At the Maragha and Samarkand observatories, the Earth's rotation was discussed by al-Kātibī (d. 1277), [39] Tusi (b. 1201) and Qushji (b. 1403). The arguments and evidence used by Tusi and Qushji resemble those used by Copernicus to support the Earth's motion. [28] [29] However, it remains a fact that the Maragha school never made the big leap to heliocentrism. [40]

Alternative geocentric systems Edit

In the 12th century, non-heliocentric alternatives to the Ptolemaic system were developed by some Islamic astronomers in al-Andalus, following a tradition established by Ibn Bajjah, Ibn Tufail, and Ibn Rushd.

A notable example is Nur ad-Din al-Bitruji, who considered the Ptolemaic model mathematical, and not physical. [41] [42] Al-Bitruji proposed a theory on planetary motion in which he wished to avoid both epicycles and eccentrics. [43] He was unsuccessful in replacing Ptolemy's planetary model, as the numerical predictions of the planetary positions in his configuration were less accurate than those of the Ptolemaic model. [44] One original aspects of al-Bitruji's system is his proposal of a physical cause of celestial motions.
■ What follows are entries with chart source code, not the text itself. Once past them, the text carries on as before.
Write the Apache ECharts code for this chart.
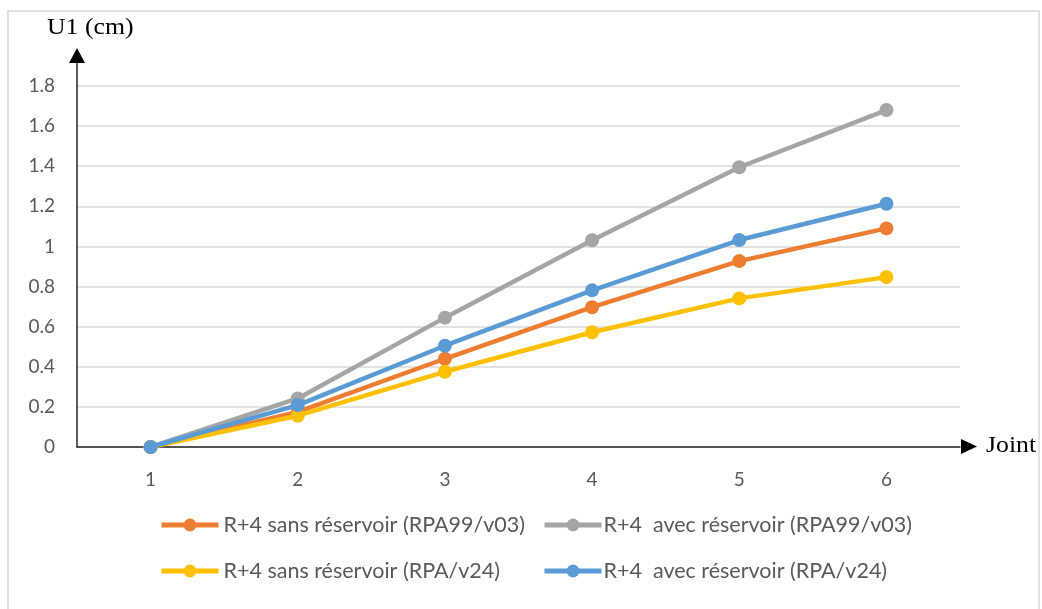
<!DOCTYPE html>
<html>
<head>
<meta charset="utf-8">
<style>
  html, body { margin: 0; padding: 0; background: #ffffff; }
  #chart { width: 1042px; height: 609px; }
</style>
<script src="https://cdn.jsdelivr.net/npm/echarts@6/dist/echarts.min.js"></script>
</head>
<body>
<div id="chart"></div>
<script>
// Joint numbers along the horizontal axis
const joints = ['1', '2', '3', '4', '5', '6'];

// Displacement U1 (cm) per joint for each model
const sansRPA99 = [0, 0.175, 0.44, 0.697, 0.927, 1.09];
const avecRPA99 = [0, 0.242, 0.645, 1.031, 1.395, 1.68];
const sansRPA24 = [0, 0.156, 0.375, 0.572, 0.741, 0.847];
const avecRPA24 = [0, 0.209, 0.505, 0.781, 1.032, 1.213];

// Series names as shown in the legend
const names = [
  'R+4 sans réservoir (RPA99/v03)',
  'R+4  avec réservoir (RPA99/v03)',
  'R+4 sans réservoir (RPA/v24)',
  'R+4  avec réservoir (RPA/v24)'
];
const colors = ['#ED7D31', '#A5A5A5', '#FFC000', '#5B9BD5'];
const values = [sansRPA99, avecRPA99, sansRPA24, avecRPA24];

// Vertical axis range
const yMin = 0, yMax = 1.8, yStep = 0.2;

const chart = echarts.init(document.getElementById('chart'), null, { renderer: 'canvas' });

const labelFont = 'Lato, "Open Sans", sans-serif';
const serif = '"Liberation Serif", "DejaVu Serif", serif';

const series = names.map((n, i) => ({
  name: n,
  type: 'line',
  data: values[i],
  symbol: 'circle',
  symbolSize: 14,
  lineStyle: { width: 4.5, color: colors[i] },
  itemStyle: { color: colors[i] },
  z: 2 + i,
  animation: false
}));

// One legend block per series, laid out in two rows
const legendPos = [
  { left: 154, top: 509, pad: 0 },
  { left: 537, top: 509, pad: -3 },
  { left: 154, top: 555, pad: 0 },
  { left: 537, top: 555, pad: -3 }
];
const legends = names.map((n, i) => ({
  data: [n],
  left: legendPos[i].left,
  top: legendPos[i].top,
  itemWidth: 57,
  itemHeight: 16,
  selectedMode: false,
  lineStyle: { width: 5 },
  textStyle: { fontFamily: labelFont, fontSize: 21.5, color: '#595959', padding: [0, 0, 0, legendPos[i].pad] }
}));

chart.setOption({
  backgroundColor: '#ffffff',
  animation: false,
  color: colors,
  grid: { left: 77, right: 82, top: 86, bottom: 162, containLabel: false },
  xAxis: {
    type: 'category',
    data: joints,
    boundaryGap: true,
    axisLine: { show: true, lineStyle: { color: '#262626', width: 1.5 } },
    axisTick: { show: false },
    axisLabel: { color: '#595959', fontFamily: labelFont, fontSize: 19, margin: 23 },
    splitLine: { show: false }
  },
  yAxis: {
    type: 'value',
    min: yMin,
    max: yMax,
    interval: yStep,
    axisLine: { show: true, lineStyle: { color: '#262626', width: 1.5 } },
    axisTick: { show: false },
    axisLabel: { color: '#595959', fontFamily: labelFont, fontSize: 19, margin: 22 },
    splitLine: { show: true, lineStyle: { color: '#d9d9d9', width: 1.5 } }
  },
  legend: legends,
  series: series,
  graphic: [
    // outer frame
    { type: 'rect', shape: { x: 8, y: 11, width: 1031, height: 620 },
      style: { fill: null, stroke: '#d9d9d9', lineWidth: 1.5 }, silent: true },
    // vertical axis extension and arrow head
    { type: 'line', shape: { x1: 77, y1: 86, x2: 77, y2: 62 },
      style: { stroke: '#262626', lineWidth: 1.5 }, z: 10 },
    { type: 'polygon', shape: { points: [[69, 63], [85, 63], [77, 48]] },
      style: { fill: '#000000' }, z: 10 },
    // horizontal axis arrow head
    { type: 'polygon', shape: { points: [[961, 439], [961, 454], [977, 446.5]] },
      style: { fill: '#000000' }, z: 10 },
    // axis titles
    { type: 'text', x: 47, y: 16, scaleX: 1.12,
      style: { text: 'U1 (cm)', font: '23px ' + serif, fill: '#000000' } },
    { type: 'text', x: 986, y: 434, scaleX: 1.12,
      style: { text: 'Joint', font: '23px ' + serif, fill: '#000000' } }
  ]
});
</script>
</body>
</html>
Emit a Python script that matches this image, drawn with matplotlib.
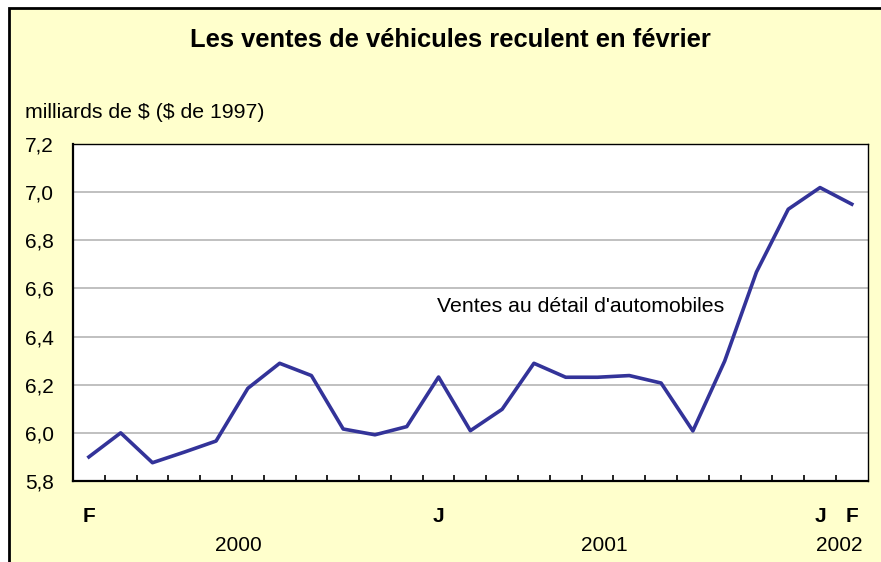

He contradicts the Aristotelian idea that there is a specific kind of dynamics for each world, applying instead the same dynamics to the sublunar and the celestial worlds. [45]

In the late thirteenth century, Nasir al-Din al-Tusi created the Tusi couple, as pictured above. Other notable astronomers from the later medieval period include Mu'ayyad al-Din al-'Urdi (c. 1266), Qutb al-Din al Shirazi (c. 1311), Sadr al-Sharia al-Bukhari (c. 1347), Ibn al-Shatir (c. 1375), and Ali al-Qushji (c. 1474). [46]

In the fifteenth century, the Timurid ruler Ulugh Beg of Samarkand established his court as a center of patronage for astronomy. He studied it in his youth, and in 1420 ordered the construction of Ulugh Beg Observatory, which produced a new set of astronomical tables, as well as contributing to other scientific and mathematical advances. [47]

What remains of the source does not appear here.